Chinese capital to be restored to cycling glory

With four million cars on the road and a near-permanent smog, Beijing is a particularly unhealthy city to live in. But now, planners have reached into the past for a solution to the Chinese capital's traffic problems – bicycles.

Twenty years ago, four out of five Beijing residents used bicycles, riding along some of the best bike lanes in the world. With increased affluence came a steep rise in car ownership and consequent traffic problems.

The Chinese government aims to increase the proportion of cyclists on road from the current 19.7 percent to 23 percent by 2015. One of the biggest campaigns will be to restore the city's famed bike lanes. Many were lost to make more room for cars, and the ones which still exist are often full of parked cars.

New rental programmes providing 50,000 bikes for hire will be in place by 2015 and the authorities plan more bike parks near bus and subway stations.

The proportion of Beijing residents riding bicycles was only 19.7 percent in the first four months in 2009, compared with more than 80 percent in the 1980s.

By 2015, 45 percent of the population are expected to use public transport, 22 percent by car, 8 percent to take taxis, while 23 percent to ride cycles, according to the plan.

However, it might not be so easy to persuade the petrolhead residents of Beijing that going back to the bicycle is the best option.

"I don't think they are serious about promoting bicycles.
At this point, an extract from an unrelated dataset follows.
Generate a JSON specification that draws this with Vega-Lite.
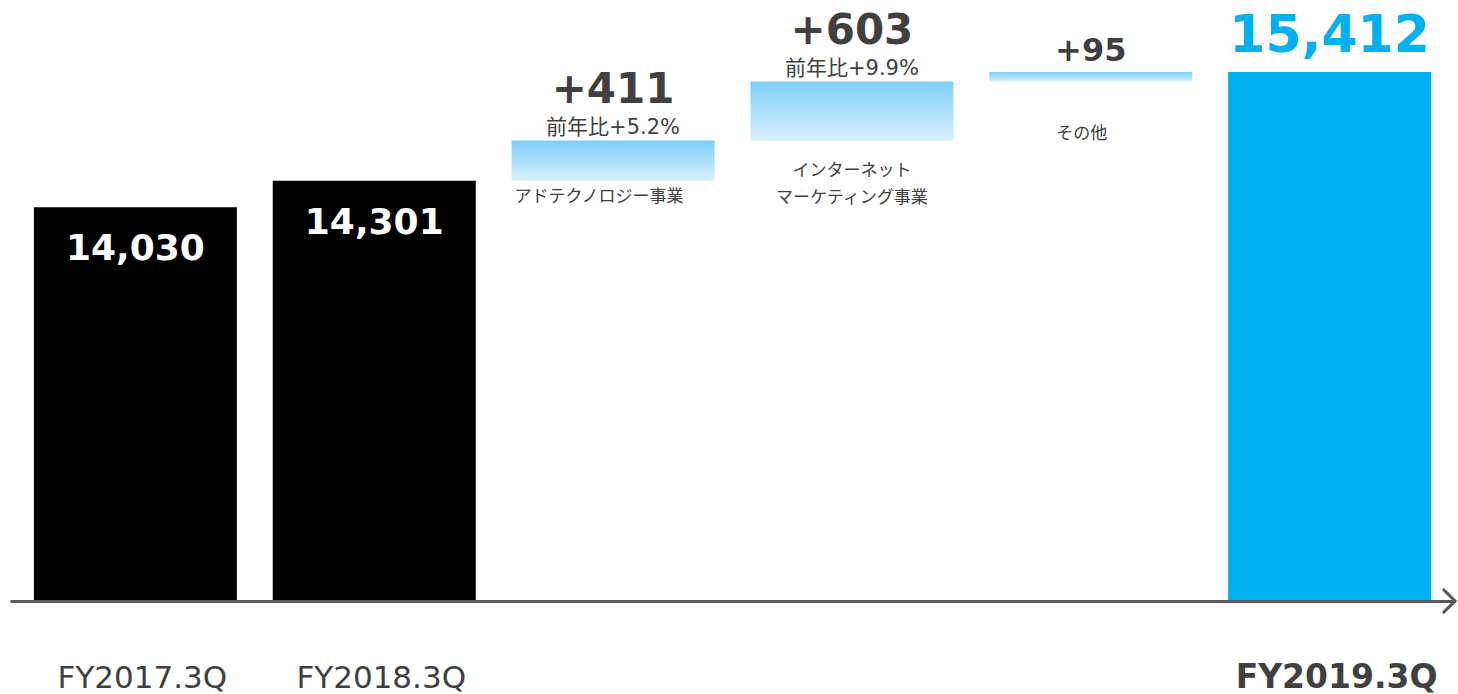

It's much easier to buy and own a car in Beijing than Shanghai," Chen Ying, a language teacher who owns two cars, told a Chinese news agency. "When I started driving 10 years ago, it was something special because not many people had cars then, but now everyone has one and the traffic is terrible. If they really want me to use a bicycle, they should build clean and safe bicycle lanes. At the moment, the roads are dangerous and smelly."

China was once called the "kingdom of bicycles" with some 500 million bikes on the streets. But that number has plummeted as rapidly as private car ownership has expanded over the past decade.